We dashed toward the door and crowded around to get a better look. Sure enough, the ground was covered with marble-sized hail still pinging off the buildings, lightposts and other objects.

Troublesome, but nothing to freak out about.

Until ... someone ventured out in the pouring rain and came back with a softball-sized hailstone.

That sent drivers dashing toward their vehicles to check the damage.

While they were on their mission, we all got a weather alert — AFTER the fact — to be on the watch for large damaging hail.

No kidding.

The drippy wet drivers drifted back in with tales of woe —and some with bloodied fingers (fortunately Abby is a nurse who travels with plenty of Band-Aids).

Practically every windshield had been pummeled (alas — even the birthday girl’s) like someone had thrown a softball with great force directly at them — then backed up and tried again several more times, striking the windshield in additional places.

But sunroofs felt the greatest impact.

Glass was shattered and scattered all over the interior of the cars. Rain was blowing in, drenching seats, floorboards and anything inside. The owners scrambled to find something to cover the roof until they could seek shelter.

Some drove to Walmart to buy a tarp and tape, only to find the store closed because their ceiling had collapsed from the storm.

Next to be noticed — the dings — all over the cars.





Little was left unscathed.

Many locals left to check on their homes and assess the damage there — and to call their insurance agents.

We tuned into a radio station and caught reports about “insane 70-to-80-mile-per-hour wind-driven hail the size of softballs” battering Grinnell and nearby towns.

By now the wind had died down. The small hail on the concrete directly outside had melted. and the damage was already done.

So the remaining few, mostly family and close friends, simply danced on. and ate more pie — key lime, Derby, chocolate chip, very berry, apple and other delicious flavors.

When it was time to clear out, we cleaned up, loaded up and drove off — with the drivers looking through cracked windshields to see the roadway.

We stopped by one of the three hotels hardest hit by the storm — where some of the guests were staying.

Fortunately, their hotel had double-sided glass so even though the outside was broken, the inside was intact — and so were their belongings.

However, that building and many others in town had siding that looked like it had been riddled with a machine gun. When we got back to Cindy’s house, we found that same pock-marked siding damage, plus some solar panels and shingles ripped off.

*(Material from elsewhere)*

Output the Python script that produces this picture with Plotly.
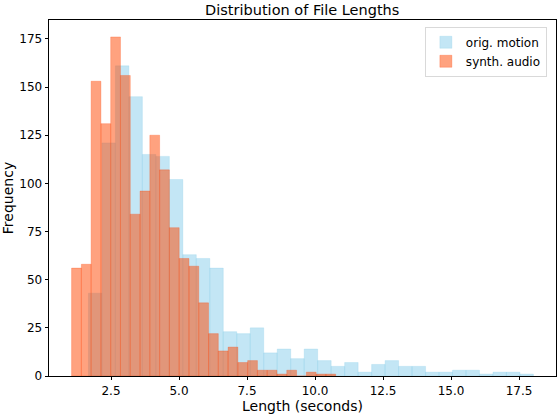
import numpy as np
import plotly.graph_objects as go

# histogram counts
motion_counts = [43, 121, 161, 145, 115, 114, 102, 63, 61, 56, 23, 22, 25, 12, 14, 9, 14,
                 8, 5, 7, 2, 6, 8, 5, 5, 2, 2, 3, 3, 1, 2, 2, 1]
motion_range = [1.67, 18.03]

audio_counts = [56, 58, 153, 131, 176, 156, 84, 96, 125, 107, 77, 61, 57, 38, 22, 13, 15,
                7, 8, 3, 3, 1, 3, 0, 2, 1, 1]
audio_range = [1.05, 10.76]

x_ticks = [2.5, 5.0, 7.5, 10.0, 12.5, 15.0, 17.5]
y_ticks = [0, 25, 50, 75, 100, 125, 150, 175]


def bins(counts, rng):
    edges = np.linspace(rng[0], rng[1], len(counts) + 1)
    return (edges[:-1] + edges[1:]) / 2, edges[1] - edges[0]


fig = go.Figure()

xm, wm = bins(motion_counts, motion_range)
fig.add_trace(go.Bar(x=xm, y=motion_counts, width=wm, name="orig. motion",
                     marker=dict(color="rgba(135,206,235,0.5)",
                                 line=dict(color="rgba(135,206,235,0.5)", width=0.5))))

xa, wa = bins(audio_counts, audio_range)
fig.add_trace(go.Bar(x=xa, y=audio_counts, width=wa, name="synth. audio",
                     marker=dict(color="rgba(255,69,0,0.5)",
                                 line=dict(color="rgba(255,69,0,0.5)", width=0.5))))

fig.update_layout(
    width=558, height=414,
    margin=dict(l=49, r=2, t=20, b=38),
    barmode="overlay",
    plot_bgcolor="white", paper_bgcolor="white",
    font=dict(family="DejaVu Sans", size=12, color="black"),
    title=dict(text="Distribution of File Lengths", x=0.5416, xanchor="center",
               y=0.977, yanchor="middle", font=dict(size=14.5)),
    legend=dict(x=0.982, xanchor="right", y=0.981, yanchor="top",
                bordercolor="#d9d9d9", borderwidth=1, bgcolor="rgba(255,255,255,0.8)",
                font=dict(size=12), itemwidth=30, tracegroupgap=0),
    showlegend=True,
)
fig.update_xaxes(range=[0.22, 18.86], tickvals=x_ticks, tickformat=".1f",
                 ticks="outside", ticklen=3.5, tickcolor="black",
                 showline=True, linecolor="black", linewidth=0.8, mirror=True,
                 showgrid=False, zeroline=False,
                 title=dict(text="Length (seconds)", standoff=4))
fig.update_yaxes(range=[0, 184.8], tickvals=y_ticks,
                 ticks="outside", ticklen=3.5, tickcolor="black",
                 showline=True, linecolor="black", linewidth=0.8, mirror=True,
                 showgrid=False, zeroline=False,
                 title=dict(text="Frequency", standoff=6))

# drop the default page margin so the figure sits at the window corner
fig.write_html("out.html", config={"displayModeBar": False},
               post_script="document.body.style.margin='0';")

Cindy’s second car, parked in the driveway, also suffered windshield and body damage.

Rebecca’s brand new Highlander, parked next to it, wasn’t spared either. It took four major hits to the windshield but luckily that damage was more on the passenger side so the driver could still see. We breathed a sigh of relief because we still had those same nine hours ahead to drive back to Kentucky.

The governor of Iowa issued a disaster proclamation and two days later Cindy already had a check for her car repairs.

However, because of heavy demand it could be a year before she gets the bodywork done.

I think for my big birthday next June, I might just celebrate quietly with a few family members — after carefully checking the forecast.